Once upon a time in the early 70s in a place far from here, a little boy fell under the spell of a beautiful object that held its beauty in teardrops of dangling glass.
I don't really have a first memory of it; it’s more of an awareness. I was younger than seven when it shined its way onto my radar and bedazzled me with its glittering prisms that created sparkling rainbows. I know this because when I was seven-and-a-half my grandparents moved from the "old" house into the "new" house (more than 30 years later and we still differentiate between the two houses like that). Anyway, I remember it hanging in the formal living room of the old house: a grand room full of furniture that was different from all the other furniture in the house; that room you weren't allowed to enter unless it was a special occasion like prom night or Easter morning, and you were in there to have your picture taken.

Isn't it funny what we remember? I remember my grandmother's house always being clean and in perfect order--both the old one and the new one. As for the old one, it truly was an old house complete with crumbling front porch that was closed off and to be avoided at all costs lest you fall through the rotting wood. It had been my granddaddy's grandmother's house. Once inside, however, it was grandmother’s house. No crumbling porch or sagging roof mattered. It was easy, magic, bliss. It was perfect to me. Being at her house always made my heart leap with happiness. 

My child self was first mesmerized by this hanging light and its shimmering teardrops of dangling glass in that old house. It was unlike anything I had seen in anyone else’s house. It was so grand. I had no understanding of the words opulent or extravagant when I was young, but as an adult looking back on it, that’s exactly what I think of the chandelier hanging in that formal living room. It was, to me, the utmost in opulence. I’m fairly certain I thought my grandparents were wealthy. They weren’t. They were middle class with good taste and that chandelier was the grandest of accessories.

When their new house was ready for occupancy, the chandelier made the move. It was hung in the new formal living. The same furniture from the previous formal living room was arranged in the new formal living room, the aesthetic completed with white shag carpet and a window treatment that Scarlett O’Hara would have been proud to take down and have made into a dress. I was old enough to be aware of beautiful things by then and seeing the chandelier hanging in that room was when my fascination with it really took root. 
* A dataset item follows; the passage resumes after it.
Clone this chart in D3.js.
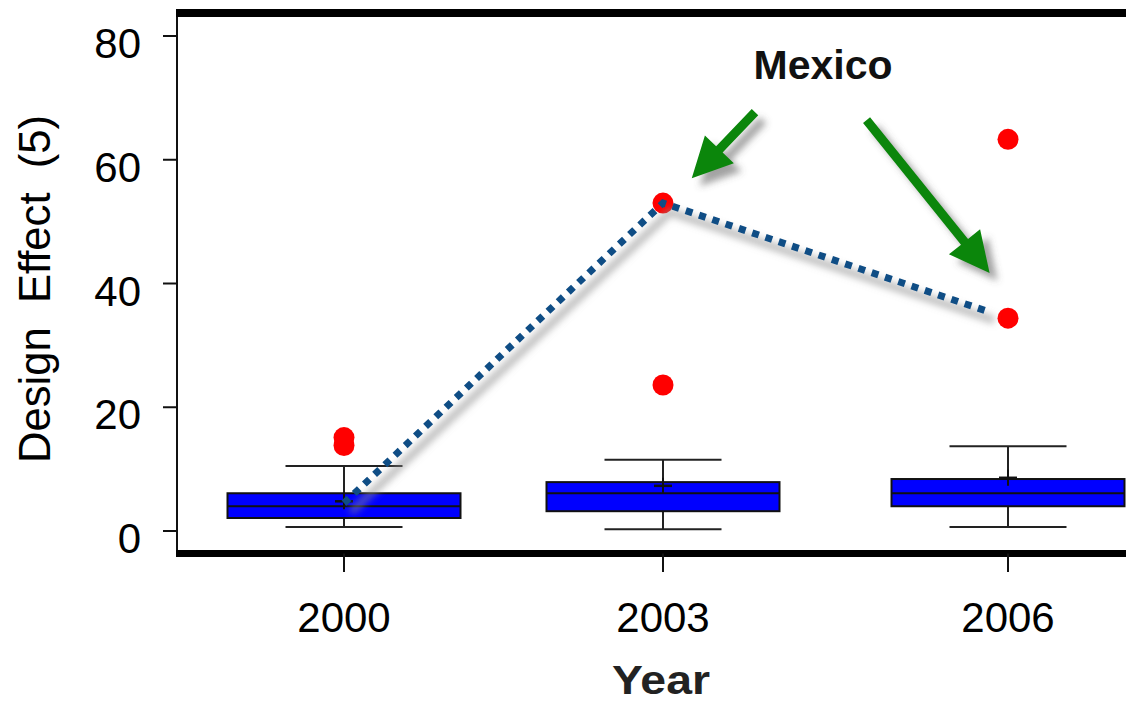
<!DOCTYPE html>
<html>
<head>
<meta charset="utf-8">
<script src="https://cdn.jsdelivr.net/npm/d3@7"></script>
<style>
  body { margin: 0; background: #fff; }
  text { font-family: "Liberation Sans", Arial, sans-serif; }
</style>
</head>
<body>
<svg id="chart" width="1126" height="704"></svg>
<script>
// Box plot summary per survey year.
var years = [2000, 2003, 2006];
var q1 = [2.1, 3.2, 4.0];
var median = [4.0, 6.1, 6.1];
var q3 = [6.1, 7.9, 8.4];
var whiskerLow = [0.65, 0.3, 0.65];
var whiskerHigh = [10.5, 11.5, 13.7];
var means = [4.8, 7.3, 8.6];
var outliers = [[15.1, 13.8], [53, 23.6], [63.3, 34.4]];

// Mexico's path across the years.
var mexico = [4.5, 53, 34.4];

var yTicks = [0, 20, 40, 60, 80];

// Annotation arrows, in (year, value) space.
var arrowFrom = [[2003.8, 67.7], [2004.77, 66.4]];
var arrowTo = [[2003.25, 57.0], [2005.84, 41.7]];

var svg = d3.select("#chart");

var plotLeft = 177, plotRight = 1126, plotTop = 13, plotBottom = 553.5;
var boxWidth = 233, capWidth = 117;

var x = d3.scaleLinear().domain(years).range([344, 663, 1008]);
var y = d3.scaleLinear().domain([0, 80]).range([531, 36]);

var defs = svg.append("defs");
defs.append("filter").attr("id", "blur")
    .attr("x", "-20%").attr("y", "-20%").attr("width", "140%").attr("height", "140%")
  .append("feGaussianBlur").attr("stdDeviation", 3.5);

// frame
svg.append("line").attr("x1", plotLeft).attr("x2", plotLeft).attr("y1", plotTop).attr("y2", plotBottom)
    .attr("stroke", "#111").attr("stroke-width", 2);
svg.append("line").attr("x1", plotLeft - 1).attr("x2", plotRight).attr("y1", plotTop).attr("y2", plotTop)
    .attr("stroke", "#000").attr("stroke-width", 8);
svg.append("line").attr("x1", plotLeft - 1).attr("x2", plotRight).attr("y1", plotBottom).attr("y2", plotBottom)
    .attr("stroke", "#000").attr("stroke-width", 7);

// y axis
yTicks.forEach(function(t) {
  svg.append("line").attr("x1", plotLeft - 14).attr("x2", plotLeft).attr("y1", y(t)).attr("y2", y(t))
      .attr("stroke", "#111").attr("stroke-width", 2);
  svg.append("text").attr("x", 141).attr("y", y(t) + 22)
      .attr("text-anchor", "end").attr("font-size", 42).attr("fill", "#000")
      .text(t);
});

// x axis
years.forEach(function(yr) {
  svg.append("line").attr("x1", x(yr)).attr("x2", x(yr)).attr("y1", plotBottom).attr("y2", 572)
      .attr("stroke", "#111").attr("stroke-width", 2);
  svg.append("text").attr("x", x(yr)).attr("y", 632)
      .attr("text-anchor", "middle").attr("font-size", 42).attr("fill", "#000")
      .text(yr);
});

// boxes
years.forEach(function(yr, i) {
  var cx = x(yr);
  var g = svg.append("g");
  g.append("line").attr("x1", cx).attr("x2", cx)
      .attr("y1", y(whiskerHigh[i])).attr("y2", y(whiskerLow[i]))
      .attr("stroke", "#222").attr("stroke-width", 2);
  [whiskerHigh[i], whiskerLow[i]].forEach(function(v) {
    g.append("line").attr("x1", cx - capWidth / 2).attr("x2", cx + capWidth / 2)
        .attr("y1", y(v)).attr("y2", y(v))
        .attr("stroke", "#222").attr("stroke-width", 2);
  });
  g.append("rect").attr("x", cx - boxWidth / 2).attr("width", boxWidth)
      .attr("y", y(q3[i])).attr("height", y(q1[i]) - y(q3[i]))
      .attr("fill", "#0000ff").attr("stroke", "#111").attr("stroke-width", 2);
  g.append("line").attr("x1", cx - boxWidth / 2).attr("x2", cx + boxWidth / 2)
      .attr("y1", y(median[i])).attr("y2", y(median[i]))
      .attr("stroke", "#111").attr("stroke-width", 2);
  // mean "+"
  g.append("line").attr("x1", cx - 9).attr("x2", cx + 9)
      .attr("y1", y(means[i])).attr("y2", y(means[i]))
      .attr("stroke", "#111").attr("stroke-width", 2.5);
  g.append("line").attr("x1", cx).attr("x2", cx)
      .attr("y1", y(means[i]) - 8).attr("y2", y(means[i]) + 8)
      .attr("stroke", "#111").attr("stroke-width", 2);
});

// outliers
years.forEach(function(yr, i) {
  outliers[i].forEach(function(v) {
    svg.append("circle").attr("cx", x(yr)).attr("cy", y(v)).attr("r", 10.5)
        .attr("fill", "#ff0000");
  });
});

// Mexico dotted line with a soft shadow
var pts = years.map(function(yr, i) { return [x(yr), y(mexico[i])]; });
var last = pts[pts.length - 1], prev = pts[pts.length - 2];
var segLen = Math.hypot(last[0] - prev[0], last[1] - prev[1]);
var trim = 22 / segLen;
pts[pts.length - 1] = [last[0] - (last[0] - prev[0]) * trim, last[1] - (last[1] - prev[1]) * trim];
var line = d3.line();

svg.append("path").attr("d", line(pts))
    .attr("transform", "translate(7,9)")
    .attr("fill", "none").attr("stroke", "#8a8a8a").attr("stroke-opacity", 0.55)
    .attr("stroke-width", 8).attr("filter", "url(#blur)");
svg.append("path").attr("d", line(pts))
    .attr("fill", "none").attr("stroke", "#0f4d85").attr("stroke-width", 7)
    .attr("stroke-dasharray", "7,7");

// arrows
function arrowPoints(from, to) {
  var sx = x(from[0]), sy = y(from[1]), tx = x(to[0]), ty = y(to[1]);
  var len = Math.hypot(tx - sx, ty - sy);
  var ux = (tx - sx) / len, uy = (ty - sy) / len;
  var nx = -uy, ny = ux;
  var head = 40, hw = 20, sw = 4.5;
  var bx = tx - ux * head, by = ty - uy * head;
  return [
    [sx + nx * sw, sy + ny * sw], [bx + nx * sw, by + ny * sw], [bx + nx * hw, by + ny * hw],
    [tx, ty],
    [bx - nx * hw, by - ny * hw], [bx - nx * sw, by - ny * sw], [sx - nx * sw, sy - ny * sw]
  ];
}
arrowFrom.forEach(function(f, i) {
  var p = arrowPoints(f, arrowTo[i]).map(function(d) { return d.join(","); }).join(" ");
  svg.append("polygon").attr("points", p).attr("transform", "translate(8,8)")
      .attr("fill", "#555").attr("fill-opacity", 0.55).attr("filter", "url(#blur)");
  svg.append("polygon").attr("points", p).attr("fill", "#0b860b");
});

// labels
svg.append("text").attr("x", 823).attr("y", 79).attr("text-anchor", "middle")
    .attr("font-size", 41).attr("font-weight", "bold").attr("fill", "#111")
    .text("Mexico");

svg.append("text").attr("x", 661).attr("y", 694).attr("text-anchor", "middle")
    .attr("font-size", 41).attr("font-weight", "bold").attr("fill", "#222")
    .attr("textLength", 98).attr("lengthAdjust", "spacingAndGlyphs")
    .text("Year");

svg.append("text")
    .attr("transform", "translate(50,289) rotate(-90)")
    .attr("text-anchor", "middle").attr("font-size", 45).attr("fill", "#000")
    .attr("textLength", 348).attr("lengthAdjust", "spacingAndGlyphs")
    .style("white-space", "pre")
    .text("Design  Effect  (5)");
</script>
</body>
</html>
I used to sneak a stroll through that room when no one was watching just so I could feel for a moment like I was transported to another place--say a room in the Carrington mansion on Dynasty or the Chancellor mansion on The Young and the Restless. I have always had a vivid imagination and that room became the setting for my fantasies when I could actually find a moment to tiptoe into it: moving nothing yet touching everything; absorbing the atmosphere. If I listen hard enough I can hear my grandmother calling my name from the den asking me what I was doing. She knew when I was being too quiet that I was in that room.

I loved to play dress up as a little boy and nothing was better than having a large "diamond" hanging from a chain around my neck. I was so excited when I got tall enough to reach the lowest hanging teardrops on the chandelier. (It ranks right up there with my feet fitting into my mother’s shoes, but that’s another story.) When I found myself in the house alone I would trespass into that room and take one of the teardrops down and hang it from a necklace that I had managed to secretly take from my grandmother’s bedroom. I remember the heart-racing fear of getting caught and the heart-pounding race against time to get that teardrop looped back into its slot when the back door opened. I remember exiting the room at the end farthest from the back door turning as I did to make sure there was no evidence that I'd been inside it at all.

Now the grand, opulent, extravagant, shimmering light is mine. I own it. It glimmers and sparkles in my bedroom. I washed, dried, and painstakingly hung each of the 69 glass teardrops. It was like decorating a Christmas tree. You know how that is: you hang a few ornaments then step back and look. Well, that’s exactly what I did. I hung a few teardrops then stepped off the chair, looking up and marveling as the bare bones of this light fixture began to take shape with each new ornamental embellishment. At least there were predesignated holes for all these “ornaments.” The bygone era sounds of “Moonlight Serenade” filled my apartment creating the perfect ambience as I incorporated into my own home an object that had so fascinated me as a child. The nostalgia factor was overwhelming.

It’s surreal to see it hanging in my bedroom. I can’t seem to stop staring at it. I walk into the room and stare at it. I lie on my bed and stare at it. I can see it so clearly hanging in my grandparents house. I find my mind awash with memories, my face covered in a smile. Of course the downside of it hanging in my house means my grandparents are no longer alive. That means there’s a bit of sadness attached to the happiness it brings me. Still, there are more smiles than tears when I look at it. It brings with it good memories of family dinners and laughter around the dining room table. 

That little boy who used to thrill at the stolen moments of hanging one of those teardrops around his neck grew up to be the man who couldn’t resist hanging one of those teardrops around his neck before placing it in its rightful slot in its new home. 

We can't stop time from passing. My adult self cherishes this memento from my past. I’m so proud to have it. I feel I’m the perfect guardian of The Chandelier.